Четырьмя годами позже тот же Никитенко получит печальную возможность убедиться в основательности своих тревожных пророчеств:
«Ложь нас съедает. Мы до того залгались, что, установив у себя суд присяжных и земское самоуправление, тут же стараемся подорвать авторитет и силу закона административными мерами; а земскому самоуправлению дали губернаторов и председателей собраний с неограниченным или почти неограниченным правом парализовать все суждения и действия этих собраний.
На днях суд оправдал какого-то Павленкова по делам печати и, говорят, совершенно согласно с законами, но III отделение административным порядком отправило его куда-то в ссылку.
Главное, нам недостает искренности и прямодушияв так называемых реформах. Одной рукою мы производим или стараемся произвести улучшения, а другою их подрываем; одною даем, а другою отнимаем. Мы установляем новые порядки и тотчас же спешим сделать их недействительными, лишь только они начнут производить свойственные им последствия. Нам хотелось нового в частностях, с тем чтобы все главное осталось по-старому».
Знает, что говорит.
Начать с того, — правда, почти неизбежного в масштабах страны, разлегшейся «от потрясенного Кремля до стен недвижного Китая», — что введение реформы было чрезвычайно затруднено хотя бы и чисто географически; считается, что, начавшись с Петербурга и Москвы, оно закончилось в незатронутой глубине и на дальних границах лишь к самому рубежу нового века. В 1899 году.
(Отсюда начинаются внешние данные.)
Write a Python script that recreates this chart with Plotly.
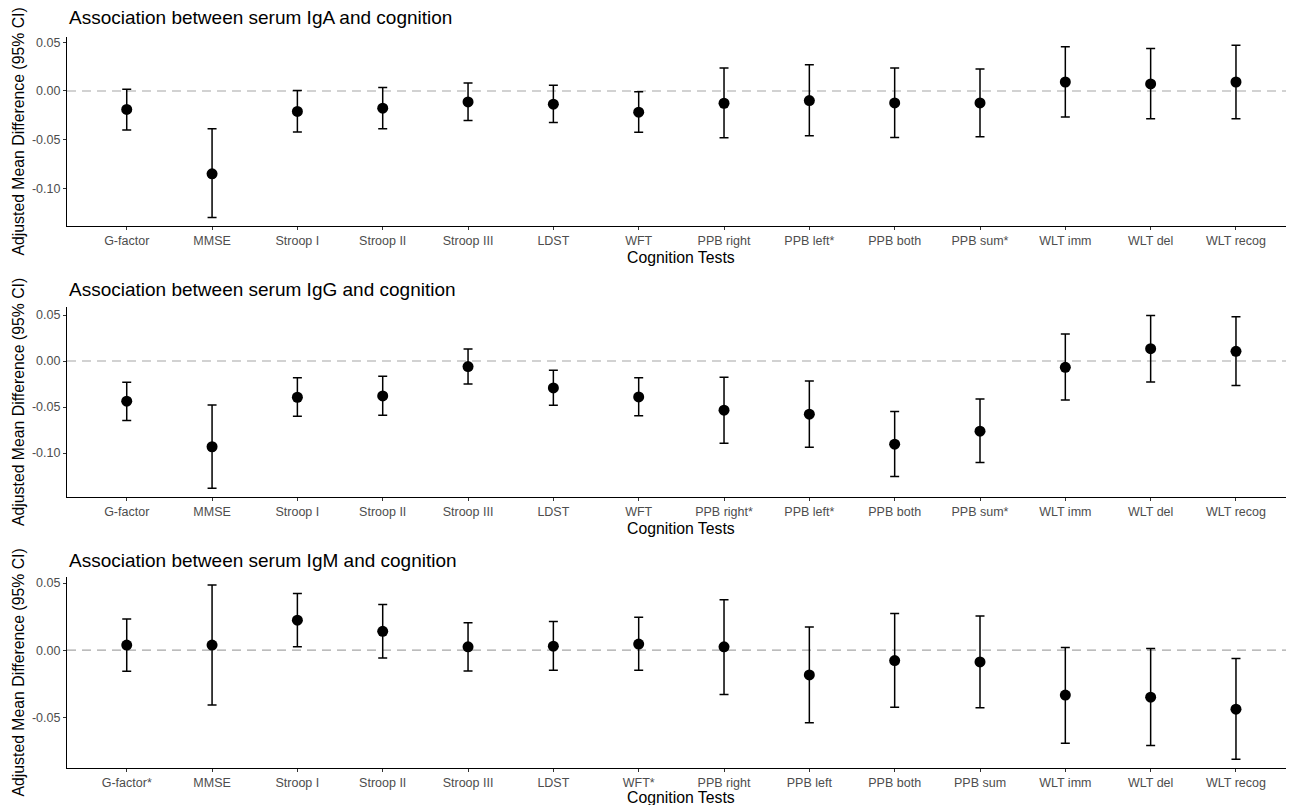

Но если бы только географическое противодействие!
Еще немного бегло-сухой информации.
Вводясь, реформа — сперва не слишком приметно, потом все основательнее — переставала быть собою. Судебные уставы подверглись переиначиванию, которое было противно самому их замыслу. Мало-помалу ограничивались возможности суда присяжных, столь напугавшего власть предержащих, — в особенности когда они, присяжные, решились на нечто невообразимое, оправдав революционерку Веру Засулич, стрелявшую в генерал-губернатора Трепова. Сперва присяжным укоротили руки касательно лишь государственных преступников, потом — и ряда дел, относящихся к области административных интересов.